Цифра эта, конечно, почти ничтожна в сравненьи с миллионными гекатомбами Майданека и Освенцима. Ещё десятки таких тайников раскопают со временем на пространствах Германии. Ничто уже не может умножить греха Германии перед миром, равно как ничем нельзя увеличить и презренья мыслящего мира к гитлеровской Германии… К тому же бельзенская система морального и физического истребления давно знакома советскому читателю по прежним описаньям. Ализариновые чернила и человеческая речь бессильны передать длительное ощущенье душевной отравленности, полученное нами при посещении этого гиблого места. Сам Дант не рассказал бы больше, если б его послали сюда корреспондентом… Нет, кровь и пепел — плохая палитра для художника, который хочет глядеть в будущее; в таких случаях лучше всего слово предоставлять  к а т ю ш а м. Но никогда не следует нам выметать из памяти, как сор, воспоминания об этих несчастных, — как лежали они вповалку в своих промёрзлых бараках, без стона, без надежды, без жалобы, одичавшие, высушенные голодом так, что почти не пахли после смерти, — и как подымали их в глухую ночь на «проверку», и они стояли под команду «смирно» от трёх до девяти, — и как текло длинное зимнее время, достаточное для сумасшествия, — и как упавших добивали кольями или рубили им головы заступами, как тыквы, и так было, пока холодное зимнее солнышко не прерывало этой утренней зарядки палачей…

Лагерем заведывал Иозеф Крамер, гауптштурмфюрер бычьего веса и внешности, ныне сидящий в десяти шагах от нас. Восточная Европа и моя Родина также имеют право на жизнь этого эрзац-человека. Если даже при огромной норме смертности в Бельзенском лагере всё же осталось четыре тысячи русских, сколько же всего закопано их в белых сыпучих бельзенских песках!.. Кроме того, свою тренировку в этой области Крамер начинал в Освенциме, и имя его особо упоминается в актах нашей Чрезвычайной Комиссии. В Бельзене он проработал всего полгода, и только потому механизация смерти и производство покойников не были поставлены на освенцимскую высоту. Конечно, к трём его орденам Гиммлер подкинул бы и четвёртый, если бы Красная Армия своевременно, взятием Берлина, не обрубила головы фашистской Германии, а шестьдесят третья противотанковая английская батарея не ворвалась за колючую проволоку Бельзена.

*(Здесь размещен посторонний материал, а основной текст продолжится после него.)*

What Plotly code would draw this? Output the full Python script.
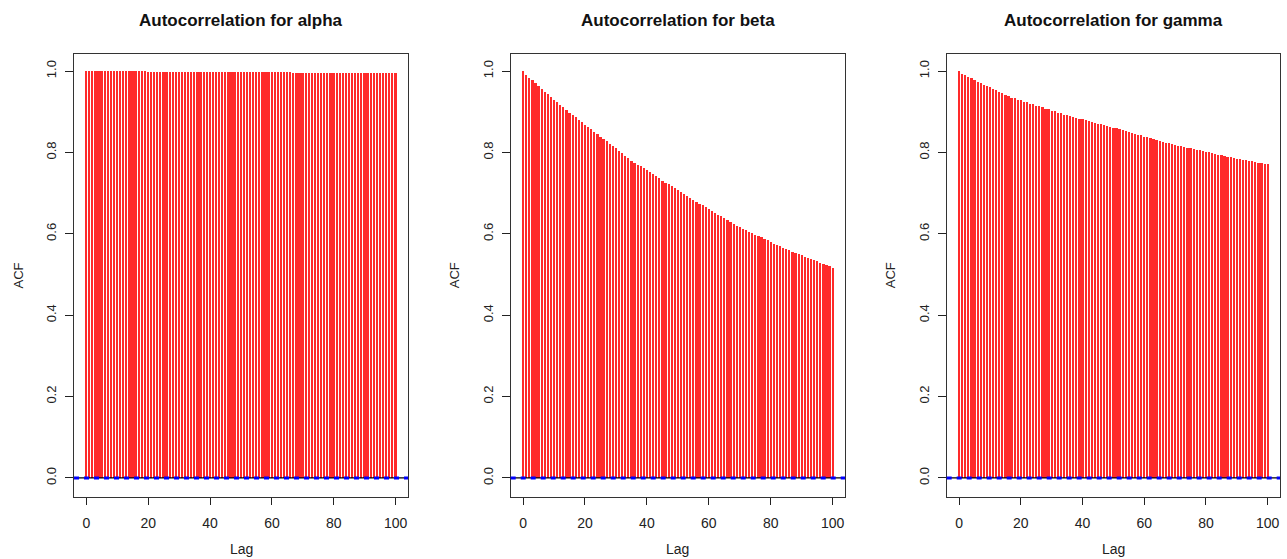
import plotly.graph_objects as go

lags = list(range(0, 101))

acf_alpha = [1.000] * 20 + [0.998] * 47 + [0.995] * 34

acf_beta = [
    1.000, 0.991, 0.984, 0.977, 0.970, 0.963, 0.956, 0.949, 0.943, 0.936,
    0.930, 0.924, 0.917, 0.911, 0.904, 0.898, 0.892, 0.886, 0.880, 0.874,
    0.868, 0.863, 0.857, 0.851, 0.845, 0.839, 0.833, 0.827, 0.821, 0.815,
    0.810, 0.804, 0.798, 0.792, 0.786, 0.780, 0.775, 0.770, 0.766, 0.761,
    0.756, 0.751, 0.746, 0.741, 0.736, 0.731, 0.726, 0.722, 0.717, 0.712,
    0.707, 0.702, 0.697, 0.692, 0.688, 0.683, 0.679, 0.674, 0.670, 0.665,
    0.661, 0.656, 0.652, 0.647, 0.643, 0.638, 0.634, 0.629, 0.625, 0.620,
    0.616, 0.613, 0.609, 0.605, 0.602, 0.598, 0.595, 0.591, 0.587, 0.584,
    0.580, 0.576, 0.573, 0.569, 0.566, 0.562, 0.559, 0.556, 0.553, 0.550,
    0.547, 0.544, 0.541, 0.538, 0.535, 0.532, 0.529, 0.526, 0.523, 0.520,
    0.517,
]

acf_gamma = [
    1.000, 0.994, 0.990, 0.986, 0.982, 0.978, 0.974, 0.971, 0.967, 0.963,
    0.960, 0.956, 0.953, 0.949, 0.946, 0.942, 0.939, 0.935, 0.933, 0.930,
    0.928, 0.925, 0.923, 0.920, 0.918, 0.915, 0.913, 0.911, 0.908, 0.906,
    0.903, 0.901, 0.898, 0.896, 0.893, 0.891, 0.889, 0.887, 0.885, 0.883,
    0.881, 0.879, 0.877, 0.875, 0.873, 0.871, 0.869, 0.867, 0.865, 0.863,
    0.861, 0.859, 0.857, 0.855, 0.853, 0.850, 0.848, 0.846, 0.844, 0.842,
    0.839, 0.837, 0.835, 0.833, 0.831, 0.829, 0.826, 0.824, 0.822, 0.820,
    0.818, 0.817, 0.815, 0.813, 0.812, 0.810, 0.808, 0.806, 0.805, 0.803,
    0.801, 0.800, 0.798, 0.796, 0.794, 0.793, 0.791, 0.790, 0.788, 0.787,
    0.785, 0.784, 0.782, 0.781, 0.779, 0.778, 0.777, 0.775, 0.774, 0.772,
    0.771,
]

titles = ["Autocorrelation for alpha", "Autocorrelation for beta", "Autocorrelation for gamma"]
series = [acf_alpha, acf_beta, acf_gamma]
conf_bound = 0.0  # 1.96/sqrt(n) is effectively zero at this scale
x_ticks = [0, 20, 40, 60, 80, 100]
y_ticks = [0.0, 0.2, 0.4, 0.6, 0.8, 1.0]
y_tick_labels = ["0.0", "0.2", "0.4", "0.6", "0.8", "1.0"]

W, H = 1287, 559
x_domains = [(74, 408), (510.7, 845), (946.7, 1280)]
y_dom = [(559 - 497) / 559, (559 - 54) / 559]

FONT = "Liberation Sans, Arial, sans-serif"
fig = go.Figure()
layout = dict(
    width=W, height=H,
    margin=dict(l=0, r=0, t=0, b=0),
    paper_bgcolor="white", plot_bgcolor="white",
    showlegend=False, bargap=0,
    font=dict(family=FONT, size=14, color="#222222"),
)
annotations = []
shapes = []
for i, (title, vals) in enumerate(zip(titles, series)):
    n = "" if i == 0 else str(i + 1)
    xa, ya = "x" + n, "y" + n
    fig.add_trace(go.Bar(
        x=lags, y=vals, width=0.56,
        marker=dict(color="#FF2A2A", line=dict(width=0)),
        xaxis=xa, yaxis=ya, hoverinfo="x+y",
    ))
    x0, x1 = x_domains[i]
    layout["xaxis" + n] = dict(
        domain=[x0 / W, x1 / W], range=[-4, 104], anchor=ya,
        tickvals=x_ticks, ticks="outside", ticklen=7, tickcolor="#222",
        ticklabelstandoff=6,
        showgrid=False, zeroline=False, showline=True, linecolor="#333", linewidth=1,
        mirror=True, tickfont=dict(size=14, color="#222"),
    )
    layout["yaxis" + n] = dict(
        domain=y_dom, range=[-0.047, 1.042], anchor=xa,
        tickvals=y_ticks, ticktext=y_tick_labels, tickangle=-90,
        ticks="outside", ticklen=8, tickcolor="#222", ticklabelstandoff=4,
        showgrid=False, zeroline=False, showline=True, linecolor="#333", linewidth=1,
        mirror=True, tickfont=dict(size=13, color="#222"),
    )
    # zero line
    shapes.append(dict(type="line", xref=xa + " domain", yref=ya, x0=0, x1=1, y0=0, y1=0,
                       line=dict(color="black", width=1.2)))
    shapes.append(dict(type="line", xref=xa + " domain", yref=ya, x0=0, x1=1,
                       y0=conf_bound, y1=conf_bound,
                       line=dict(color="#0000FF", width=3, dash="5px,5px")))
    cx = (x0 + x1) / 2 / W
    annotations.append(dict(text="<b>" + title + "</b>", x=cx, y=(559 - 20) / 559,
                            xref="paper", yref="paper", showarrow=False,
                            font=dict(size=17, color="#111"), xanchor="center", yanchor="middle"))
    annotations.append(dict(text="Lag", x=cx, y=(559 - 549) / 559, xref="paper", yref="paper",
                            showarrow=False, font=dict(size=14, color="#222"),
                            xanchor="center", yanchor="middle"))
    annotations.append(dict(text="ACF", x=(x0 - 56) / W, y=(y_dom[0] + y_dom[1]) / 2,
                            xref="paper", yref="paper", showarrow=False, textangle=-90,
                            font=dict(size=13, color="#222"), xanchor="center", yanchor="middle"))

layout["annotations"] = annotations
layout["shapes"] = shapes
fig.update_layout(**layout)
fig.write_html("out.html", config={"displayModeBar": False},
               post_script="document.body.style.margin='0';document.body.style.overflow='hidden';")
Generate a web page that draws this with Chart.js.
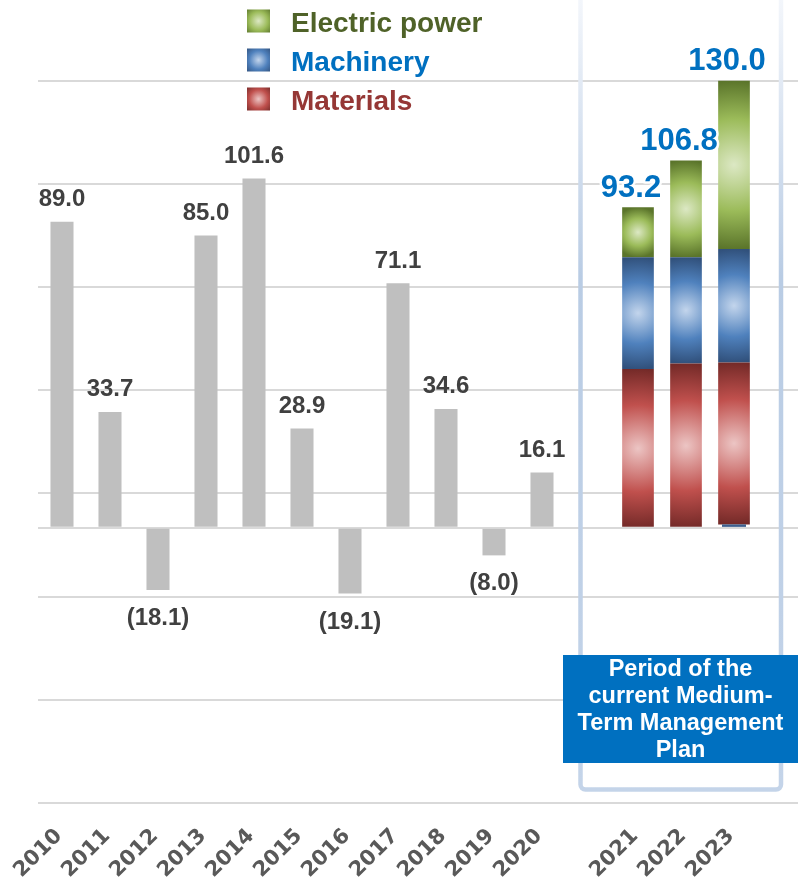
<!DOCTYPE html>
<html>
<head>
<meta charset="utf-8">
<title>Profit by segment</title>
<script src="https://cdn.jsdelivr.net/npm/chart.js@4.4.1/dist/chart.umd.min.js"></script>
<style>
  html, body { margin: 0; padding: 0; background: #ffffff; }
  #wrap { width: 798px; height: 888px; position: relative; }
</style>
</head>
<body>
<div id="wrap"><canvas id="chart" width="798" height="888"></canvas></div>
<script>
// ---- data ----
const pastYears = ['2010', '2011', '2012', '2013', '2014', '2015', '2016', '2017', '2018', '2019', '2020'];
const pastProfit = [89.0, 33.7, -18.1, 85.0, 101.6, 28.9, -19.1, 71.1, 34.6, -8.0, 16.1];
const planYears = ['2021', '2022', '2023'];
const otherSegment = [0, 0, 1.0];
const materials = [46.2, 47.8, 47.1];
const machinery = [32.5, 30.9, 33.0];
const electricPower = [14.5, 28.1, 48.9];
const gridTicks = [-80, -50, -20, 0, 10, 40, 70, 100, 130];
const legendLabels = ['Electric power', 'Machinery', 'Materials'];
const planNote = ['Period of the', 'current Medium-', 'Term Management', 'Plan'];

// ---- category layout: past years, a spacer, then the plan years ----
const categories = [...pastYears, '', ...planYears];
const planStart = pastYears.length + 1;
const pastData = categories.map((_, i) => i < pastYears.length ? pastProfit[i] : null);
const toPlan = arr => categories.map((_, i) => i >= planStart ? arr[i - planStart] : null);

const SANS = '"Liberation Sans", Arial, sans-serif';

// segment palettes: [centre highlight, body, edge shade]
const PAL = {
  green: ['#dce8c4', '#9bbb59', '#5b752b'],
  blue:  ['#c3d5ec', '#4f81bd', '#31517c'],
  red:   ['#ecc5c4', '#c0504d', '#742a28']
};

function radial(c2d, cx, cy, r, pal) {
  const g = c2d.createRadialGradient(cx, cy, 0, cx, cy, Math.max(r, 1));
  g.addColorStop(0, pal[0]);
  g.addColorStop(0.55, pal[1]);
  g.addColorStop(1, pal[2]);
  return g;
}

// radial shading centred on each stacked segment, located through the scales
function segmentFill(pal) {
  return (c) => {
    const chart = c.chart;
    const xs = chart.scales.x, ys = chart.scales.y;
    if (!xs || !ys || c.raw == null || !chart.chartArea) return pal[1];
    const i = c.dataIndex;
    let base = 0;
    for (let d = 1; d < c.datasetIndex; d++) base += chart.data.datasets[d].data[i] || 0;
    const y0 = ys.getPixelForValue(base);
    const y1 = ys.getPixelForValue(base + c.raw);
    const cx = xs.getPixelForValue(i);
    return radial(chart.ctx, cx, (y0 + y1) / 2, Math.abs(y0 - y1) / 2, pal);
  };
}

function alignPx(v, w) { return Math.round(v - w / 2) + w / 2; }

// grid lines continue to the right edge of the canvas; plan-period frame
const backdrop = {
  id: 'backdrop',
  beforeDatasetsDraw(chart) {
    const { ctx, chartArea, scales } = chart;
    ctx.save();
    ctx.strokeStyle = '#d9d9d9';
    ctx.lineWidth = 2;
    gridTicks.forEach(v => {
      const y = alignPx(scales.y.getPixelForValue(v), 2);
      ctx.beginPath();
      ctx.moveTo(chartArea.right, y);
      ctx.lineTo(chart.width, y);
      ctx.stroke();
    });
    // frame around the plan years
    const g = ctx.createLinearGradient(0, 0, 0, 790);
    g.addColorStop(0, '#f3f6fb');
    g.addColorStop(0.35, '#b9cce4');
    g.addColorStop(1, '#c4d4e9');
    ctx.strokeStyle = g;
    ctx.lineWidth = 4.5;
    ctx.beginPath();
    ctx.roundRect(580.5, -10, 200.5, 799.5, 5);
    ctx.stroke();
    ctx.restore();
  }
};

const valueLabels = {
  id: 'valueLabels',
  afterDatasetsDraw(chart) {
    const { ctx } = chart;
    ctx.save();
    // past-year values
    ctx.font = 'bold 24px ' + SANS;
    ctx.fillStyle = '#404040';
    ctx.textAlign = 'center';
    ctx.textBaseline = 'alphabetic';
    chart.getDatasetMeta(0).data.forEach((bar, i) => {
      const v = pastData[i];
      if (v == null) return;
      if (v >= 0) {
        ctx.fillText(v.toFixed(1), bar.x, bar.y - 15.5);
      } else {
        ctx.fillText('(' + Math.abs(v).toFixed(1) + ')', bar.x, bar.y + 35);
      }
    });
    // plan totals above the stacks
    const topMeta = chart.getDatasetMeta(chart.data.datasets.length - 1);
    ctx.font = 'bold 31px ' + SANS;
    ctx.lineJoin = 'round';
    planYears.forEach((_, k) => {
      const i = planStart + k;
      const total = otherSegment[k] + materials[k] + machinery[k] + electricPower[k];
      const bar = topMeta.data[i];
      const txt = total.toFixed(1);
      const x = bar.x - 7, y = bar.y - 10.5;
      ctx.strokeStyle = 'rgba(255,255,255,0.9)';
      ctx.lineWidth = 5;
      ctx.strokeText(txt, x, y);
      ctx.fillStyle = '#0070c0';
      ctx.fillText(txt, x, y);
    });
    ctx.restore();
  }
};

const overlay = {
  id: 'overlay',
  afterDraw(chart) {
    const { ctx } = chart;
    ctx.save();
    // legend
    const swatches = [PAL.green, PAL.blue, PAL.red];
    const colors = ['#4f6228', '#0070c0', '#953735'];
    ctx.font = 'bold 28px ' + SANS;
    ctx.textAlign = 'left';
    ctx.textBaseline = 'alphabetic';
    legendLabels.forEach((label, k) => {
      const cy = 21 + k * 39;
      ctx.fillStyle = radial(ctx, 258.5, cy, 17, swatches[k]);
      ctx.fillRect(247, cy - 11.5, 23, 23);
      ctx.fillStyle = colors[k];
      ctx.fillText(label, 291, cy + 10.5);
    });
    // plan-period note
    ctx.fillStyle = '#0070c0';
    ctx.fillRect(563, 655, 240, 108);
    ctx.fillStyle = '#ffffff';
    ctx.font = 'bold 23.5px ' + SANS;
    ctx.textAlign = 'center';
    planNote.forEach((line, k) => {
      ctx.fillText(line, 680.5, 676 + k * 27);
    });
    ctx.restore();
  }
};

new Chart(document.getElementById('chart'), {
  type: 'bar',
  data: {
    labels: categories,
    datasets: [
      { label: 'Results', data: pastData, backgroundColor: '#bfbfbf',
        barPercentage: 0.48, categoryPercentage: 1 },
      { label: 'Other', data: toPlan(otherSegment), backgroundColor: '#3d5f8e',
        barPercentage: 0.5, categoryPercentage: 1 },
      { label: 'Materials', data: toPlan(materials), backgroundColor: segmentFill(PAL.red),
        barPercentage: 0.66, categoryPercentage: 1 },
      { label: 'Machinery', data: toPlan(machinery), backgroundColor: segmentFill(PAL.blue),
        barPercentage: 0.66, categoryPercentage: 1 },
      { label: 'Electric power', data: toPlan(electricPower), backgroundColor: segmentFill(PAL.green),
        barPercentage: 0.66, categoryPercentage: 1 }
    ]
  },
  options: {
    responsive: false,
    devicePixelRatio: 1,
    animation: false,
    events: [],
    layout: { padding: { left: 38, right: 40, top: 12, bottom: 0 } },
    plugins: { legend: { display: false }, tooltip: { enabled: false } },
    scales: {
      x: {
        stacked: true,
        grid: { display: false, drawTicks: false },
        border: { display: false },
        ticks: {
          autoSkip: false, minRotation: 45, maxRotation: 45,
          padding: 21, labelOffset: -3,
          color: '#595959',
          font: { family: '"DejaVu Sans", Verdana, sans-serif', weight: 'bold', size: 21 }
        },
        afterFit: s => { s.height = 85; s.paddingLeft = 0; s.paddingRight = 0; }
      },
      y: {
        stacked: true,
        min: -80, max: 150,
        afterBuildTicks: s => { s.ticks = gridTicks.map(v => ({ value: v })); },
        grid: { color: '#d9d9d9', lineWidth: 2, drawTicks: false },
        border: { display: false },
        ticks: { display: false }
      }
    }
  },
  plugins: [backdrop, valueLabels, overlay]
});
</script>
</body>
</html>
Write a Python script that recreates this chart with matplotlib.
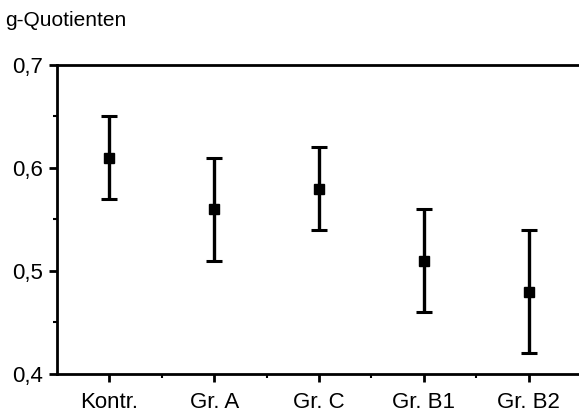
import matplotlib
matplotlib.use("Agg")
import matplotlib.pyplot as plt
from matplotlib.ticker import MultipleLocator, FixedLocator

categories = ["Kontr.", "Gr. A", "Gr. C", "Gr. B1", "Gr. B2"]
means = [0.61, 0.56, 0.58, 0.51, 0.48]
upper = [0.65, 0.61, 0.62, 0.56, 0.54]
lower = [0.57, 0.51, 0.54, 0.46, 0.42]
y_ticks = [0.4, 0.5, 0.6, 0.7]
y_ticklabels = ["0,4", "0,5", "0,6", "0,7"]

plt.rcParams['font.family'] = ['Liberation Sans', 'DejaVu Sans']

fig = plt.figure(figsize=(5.79, 4.15), dpi=100)
ax = fig.add_axes([57/579, 1-374/415, (581-57)/579, (374-65)/415])

x = list(range(len(categories)))
yerr = [[m - l for m, l in zip(means, lower)], [u - m for m, u in zip(means, upper)]]
ax.errorbar(x, means, yerr=yerr, fmt='s', color='black', ms=7.5, elinewidth=2.4,
            capsize=6, capthick=2.2)

ax.set_xlim(-0.5, 4.5)
ax.set_ylim(0.4, 0.7)
ax.set_xticks(x)
ax.set_xticklabels(categories, fontsize=16)
ax.xaxis.set_minor_locator(FixedLocator([0.5, 1.5, 2.5, 3.5]))
ax.set_yticks(y_ticks)
ax.set_yticklabels(y_ticklabels, fontsize=16)
ax.yaxis.set_minor_locator(MultipleLocator(0.05))
ax.tick_params(which='major', direction='out', length=6, width=2)
ax.tick_params(axis='x', which='major', pad=7)
ax.tick_params(axis='y', which='major', pad=4)
ax.tick_params(which='minor', direction='out', length=3, width=1.5)
for s in ax.spines.values():
    s.set_linewidth(2)

fig.text(5/579, 1-20/415, "g-Quotienten", fontsize=15, ha='left', va='center')

fig.savefig("out.png", dpi=100)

Пресса всего мира называет Крамера чудовищем; это неверно. Такое слово заключает в себе понятие исключительности, достойной удивленья. Крамер был не один в Германии, их было не сто, даже не тысяча. В Германии было налажено серийное их производство. Этому теперь не надо удивляться, это надо изучать, чтобы предотвратить их вторжение в мир в будущем. Нет, Бельзенский лагерь есть обыкновенное в Германии явление, как и сам Крамер есть просто скотина в чистом её естестве, бившая сапогом в живот русских женщин, скотина безжалостная и хитрая. Писать о ней вполне противно, и полагается скорее давить её в двойной, для надёжности, петле, но прежде следует назвать ту страшную яму, откуда этот зверь вылез на белый свет.